> [TASK STATEMENT]: All lines in the data bearing the string "with" should be identified and copied.

> [SUPPLIED MATERIAL]:
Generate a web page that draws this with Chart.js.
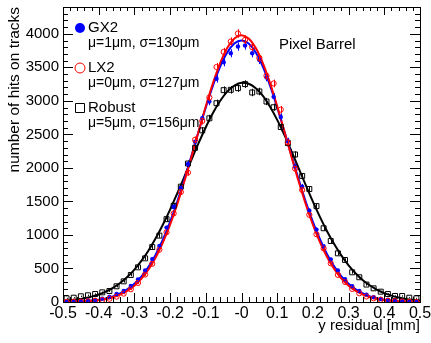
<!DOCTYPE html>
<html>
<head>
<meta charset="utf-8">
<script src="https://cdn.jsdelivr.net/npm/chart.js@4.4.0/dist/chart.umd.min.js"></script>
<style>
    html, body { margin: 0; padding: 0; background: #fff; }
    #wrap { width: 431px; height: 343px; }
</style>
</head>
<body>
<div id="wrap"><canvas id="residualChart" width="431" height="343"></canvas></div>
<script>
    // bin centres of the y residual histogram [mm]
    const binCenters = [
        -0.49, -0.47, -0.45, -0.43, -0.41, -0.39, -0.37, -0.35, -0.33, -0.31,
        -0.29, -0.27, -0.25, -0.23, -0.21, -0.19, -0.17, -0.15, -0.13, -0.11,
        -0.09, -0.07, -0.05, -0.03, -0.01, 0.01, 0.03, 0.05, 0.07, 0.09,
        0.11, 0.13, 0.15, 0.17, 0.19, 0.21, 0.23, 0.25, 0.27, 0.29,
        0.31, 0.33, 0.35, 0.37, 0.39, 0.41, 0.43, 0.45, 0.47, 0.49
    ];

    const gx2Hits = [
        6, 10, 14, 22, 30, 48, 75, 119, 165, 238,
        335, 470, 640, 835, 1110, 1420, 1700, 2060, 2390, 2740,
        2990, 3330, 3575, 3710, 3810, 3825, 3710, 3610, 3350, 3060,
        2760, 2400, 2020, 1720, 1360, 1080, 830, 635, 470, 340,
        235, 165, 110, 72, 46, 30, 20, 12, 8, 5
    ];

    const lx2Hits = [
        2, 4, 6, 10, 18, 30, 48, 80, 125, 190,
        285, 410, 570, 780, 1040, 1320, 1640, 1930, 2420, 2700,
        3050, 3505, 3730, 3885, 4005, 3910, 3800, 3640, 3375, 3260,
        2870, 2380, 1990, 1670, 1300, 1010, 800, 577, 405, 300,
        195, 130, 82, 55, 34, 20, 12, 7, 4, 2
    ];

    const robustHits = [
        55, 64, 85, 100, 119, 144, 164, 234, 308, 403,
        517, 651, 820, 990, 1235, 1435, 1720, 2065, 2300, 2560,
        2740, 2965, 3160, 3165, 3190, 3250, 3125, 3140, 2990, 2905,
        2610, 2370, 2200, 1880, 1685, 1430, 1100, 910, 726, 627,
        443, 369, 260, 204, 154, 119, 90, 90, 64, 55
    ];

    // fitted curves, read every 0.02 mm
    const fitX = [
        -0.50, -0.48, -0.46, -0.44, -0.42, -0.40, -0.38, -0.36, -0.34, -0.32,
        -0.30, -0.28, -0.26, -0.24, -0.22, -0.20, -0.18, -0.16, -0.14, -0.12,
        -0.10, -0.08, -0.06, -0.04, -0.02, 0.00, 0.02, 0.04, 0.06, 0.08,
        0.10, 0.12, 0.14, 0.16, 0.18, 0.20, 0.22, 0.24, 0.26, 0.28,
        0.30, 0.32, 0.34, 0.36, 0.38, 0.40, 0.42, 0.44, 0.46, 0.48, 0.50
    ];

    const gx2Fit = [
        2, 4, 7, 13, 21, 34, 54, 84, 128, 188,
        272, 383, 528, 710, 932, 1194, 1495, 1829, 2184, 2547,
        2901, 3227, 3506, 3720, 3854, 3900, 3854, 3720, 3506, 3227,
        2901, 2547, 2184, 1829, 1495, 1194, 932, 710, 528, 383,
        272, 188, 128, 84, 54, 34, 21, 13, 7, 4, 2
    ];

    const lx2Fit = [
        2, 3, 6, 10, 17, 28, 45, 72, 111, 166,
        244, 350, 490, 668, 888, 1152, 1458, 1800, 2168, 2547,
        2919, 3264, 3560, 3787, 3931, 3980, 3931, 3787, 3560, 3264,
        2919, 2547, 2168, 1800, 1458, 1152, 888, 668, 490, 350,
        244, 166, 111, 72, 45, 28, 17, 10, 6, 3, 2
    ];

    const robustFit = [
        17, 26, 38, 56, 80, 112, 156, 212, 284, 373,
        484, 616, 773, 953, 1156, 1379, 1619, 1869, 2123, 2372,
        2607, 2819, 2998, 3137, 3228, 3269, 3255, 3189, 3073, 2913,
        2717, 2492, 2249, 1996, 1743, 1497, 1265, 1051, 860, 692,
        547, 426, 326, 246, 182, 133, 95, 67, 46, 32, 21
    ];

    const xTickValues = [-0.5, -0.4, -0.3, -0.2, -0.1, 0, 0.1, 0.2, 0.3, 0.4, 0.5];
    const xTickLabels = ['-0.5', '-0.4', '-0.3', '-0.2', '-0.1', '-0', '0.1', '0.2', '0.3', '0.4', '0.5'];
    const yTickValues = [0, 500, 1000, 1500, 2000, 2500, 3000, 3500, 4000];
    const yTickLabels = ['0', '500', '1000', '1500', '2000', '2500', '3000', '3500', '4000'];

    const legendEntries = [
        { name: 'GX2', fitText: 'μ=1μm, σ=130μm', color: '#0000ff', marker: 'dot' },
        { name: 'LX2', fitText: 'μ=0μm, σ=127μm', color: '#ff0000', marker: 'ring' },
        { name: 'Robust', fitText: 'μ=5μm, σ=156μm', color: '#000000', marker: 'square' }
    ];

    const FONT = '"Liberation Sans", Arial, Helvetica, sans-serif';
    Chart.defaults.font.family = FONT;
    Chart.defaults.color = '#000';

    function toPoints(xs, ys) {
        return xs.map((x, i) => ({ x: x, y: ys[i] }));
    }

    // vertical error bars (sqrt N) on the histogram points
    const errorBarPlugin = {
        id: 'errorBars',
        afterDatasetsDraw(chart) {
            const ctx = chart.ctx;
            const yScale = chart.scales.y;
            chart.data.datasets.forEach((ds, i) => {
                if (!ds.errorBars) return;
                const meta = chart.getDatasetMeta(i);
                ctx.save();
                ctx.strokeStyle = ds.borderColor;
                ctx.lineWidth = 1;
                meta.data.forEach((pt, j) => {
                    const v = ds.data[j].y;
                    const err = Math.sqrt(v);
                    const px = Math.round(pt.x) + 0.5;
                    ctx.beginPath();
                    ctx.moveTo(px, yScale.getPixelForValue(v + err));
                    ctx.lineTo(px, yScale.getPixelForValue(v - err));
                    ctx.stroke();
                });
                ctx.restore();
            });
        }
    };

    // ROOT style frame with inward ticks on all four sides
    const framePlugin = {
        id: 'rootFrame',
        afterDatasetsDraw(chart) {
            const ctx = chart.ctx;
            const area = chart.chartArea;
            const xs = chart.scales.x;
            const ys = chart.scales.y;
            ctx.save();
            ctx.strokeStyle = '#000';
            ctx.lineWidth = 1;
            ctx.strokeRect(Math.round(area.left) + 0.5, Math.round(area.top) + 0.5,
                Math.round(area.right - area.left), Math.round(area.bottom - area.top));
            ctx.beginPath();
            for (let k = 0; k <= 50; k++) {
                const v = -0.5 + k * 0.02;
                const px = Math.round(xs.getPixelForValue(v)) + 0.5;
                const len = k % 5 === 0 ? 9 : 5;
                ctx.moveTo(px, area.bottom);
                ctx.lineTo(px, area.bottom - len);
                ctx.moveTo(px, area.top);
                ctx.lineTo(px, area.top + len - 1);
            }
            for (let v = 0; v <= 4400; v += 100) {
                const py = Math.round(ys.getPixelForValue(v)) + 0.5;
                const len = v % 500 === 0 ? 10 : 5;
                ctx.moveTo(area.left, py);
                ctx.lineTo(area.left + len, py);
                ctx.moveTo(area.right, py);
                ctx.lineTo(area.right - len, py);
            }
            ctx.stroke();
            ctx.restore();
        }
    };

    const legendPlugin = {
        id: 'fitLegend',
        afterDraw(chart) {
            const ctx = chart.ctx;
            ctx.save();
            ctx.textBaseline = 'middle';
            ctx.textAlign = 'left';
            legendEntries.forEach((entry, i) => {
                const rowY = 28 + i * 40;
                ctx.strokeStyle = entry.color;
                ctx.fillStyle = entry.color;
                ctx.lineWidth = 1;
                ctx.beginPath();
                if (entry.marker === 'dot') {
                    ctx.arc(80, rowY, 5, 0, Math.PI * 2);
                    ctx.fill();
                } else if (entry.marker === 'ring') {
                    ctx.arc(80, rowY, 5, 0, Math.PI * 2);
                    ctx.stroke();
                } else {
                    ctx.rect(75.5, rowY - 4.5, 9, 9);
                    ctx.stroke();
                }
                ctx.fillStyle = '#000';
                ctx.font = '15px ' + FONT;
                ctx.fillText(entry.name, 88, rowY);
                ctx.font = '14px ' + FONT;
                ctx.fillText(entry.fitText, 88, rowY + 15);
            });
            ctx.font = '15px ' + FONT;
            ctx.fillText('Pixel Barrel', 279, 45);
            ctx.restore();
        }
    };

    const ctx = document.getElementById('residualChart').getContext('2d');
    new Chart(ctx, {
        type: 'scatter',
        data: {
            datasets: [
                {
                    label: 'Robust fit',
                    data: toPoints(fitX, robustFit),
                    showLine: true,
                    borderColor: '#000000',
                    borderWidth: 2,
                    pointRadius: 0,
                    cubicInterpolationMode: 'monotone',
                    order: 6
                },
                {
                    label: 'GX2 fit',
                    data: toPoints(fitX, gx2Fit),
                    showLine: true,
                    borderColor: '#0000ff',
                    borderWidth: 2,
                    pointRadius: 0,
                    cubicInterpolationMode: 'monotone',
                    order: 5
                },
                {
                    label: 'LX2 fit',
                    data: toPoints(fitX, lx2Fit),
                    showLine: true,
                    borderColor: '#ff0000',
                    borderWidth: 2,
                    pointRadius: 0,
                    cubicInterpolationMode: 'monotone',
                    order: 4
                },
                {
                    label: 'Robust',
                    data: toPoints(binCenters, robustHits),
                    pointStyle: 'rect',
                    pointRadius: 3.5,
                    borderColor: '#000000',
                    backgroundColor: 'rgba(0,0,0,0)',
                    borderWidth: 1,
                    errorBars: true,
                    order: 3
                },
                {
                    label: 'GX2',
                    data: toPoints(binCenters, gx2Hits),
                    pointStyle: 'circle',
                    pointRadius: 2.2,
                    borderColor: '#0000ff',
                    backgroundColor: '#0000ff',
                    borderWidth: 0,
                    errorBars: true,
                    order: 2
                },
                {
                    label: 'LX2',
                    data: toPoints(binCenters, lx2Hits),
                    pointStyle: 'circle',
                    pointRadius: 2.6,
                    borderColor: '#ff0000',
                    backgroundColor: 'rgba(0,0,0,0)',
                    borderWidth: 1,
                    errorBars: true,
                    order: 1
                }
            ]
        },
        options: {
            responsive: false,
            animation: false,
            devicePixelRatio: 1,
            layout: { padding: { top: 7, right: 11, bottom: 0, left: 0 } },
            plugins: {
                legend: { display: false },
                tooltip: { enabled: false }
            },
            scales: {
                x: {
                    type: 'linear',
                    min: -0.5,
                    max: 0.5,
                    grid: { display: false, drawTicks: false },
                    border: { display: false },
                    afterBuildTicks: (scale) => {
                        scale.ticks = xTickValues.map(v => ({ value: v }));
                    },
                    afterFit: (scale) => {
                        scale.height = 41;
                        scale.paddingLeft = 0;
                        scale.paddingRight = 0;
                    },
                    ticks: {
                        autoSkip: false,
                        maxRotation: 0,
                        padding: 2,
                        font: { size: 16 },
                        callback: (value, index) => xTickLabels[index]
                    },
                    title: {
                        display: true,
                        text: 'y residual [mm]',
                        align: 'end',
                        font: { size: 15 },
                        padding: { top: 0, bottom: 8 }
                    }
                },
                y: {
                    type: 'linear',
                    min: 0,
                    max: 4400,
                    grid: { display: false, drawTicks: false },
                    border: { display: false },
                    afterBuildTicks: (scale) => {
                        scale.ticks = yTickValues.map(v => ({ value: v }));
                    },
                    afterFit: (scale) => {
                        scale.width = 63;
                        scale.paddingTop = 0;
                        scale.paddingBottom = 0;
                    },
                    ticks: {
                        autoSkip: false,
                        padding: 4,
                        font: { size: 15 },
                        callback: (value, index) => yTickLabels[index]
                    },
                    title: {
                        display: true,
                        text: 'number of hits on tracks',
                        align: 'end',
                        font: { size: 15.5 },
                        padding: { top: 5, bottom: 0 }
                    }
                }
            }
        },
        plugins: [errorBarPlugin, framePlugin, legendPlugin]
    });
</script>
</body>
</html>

> [TASK ANSWER]:
Generate a web page that draws this with Chart.js.
    // ROOT style frame with inward ticks on all four sides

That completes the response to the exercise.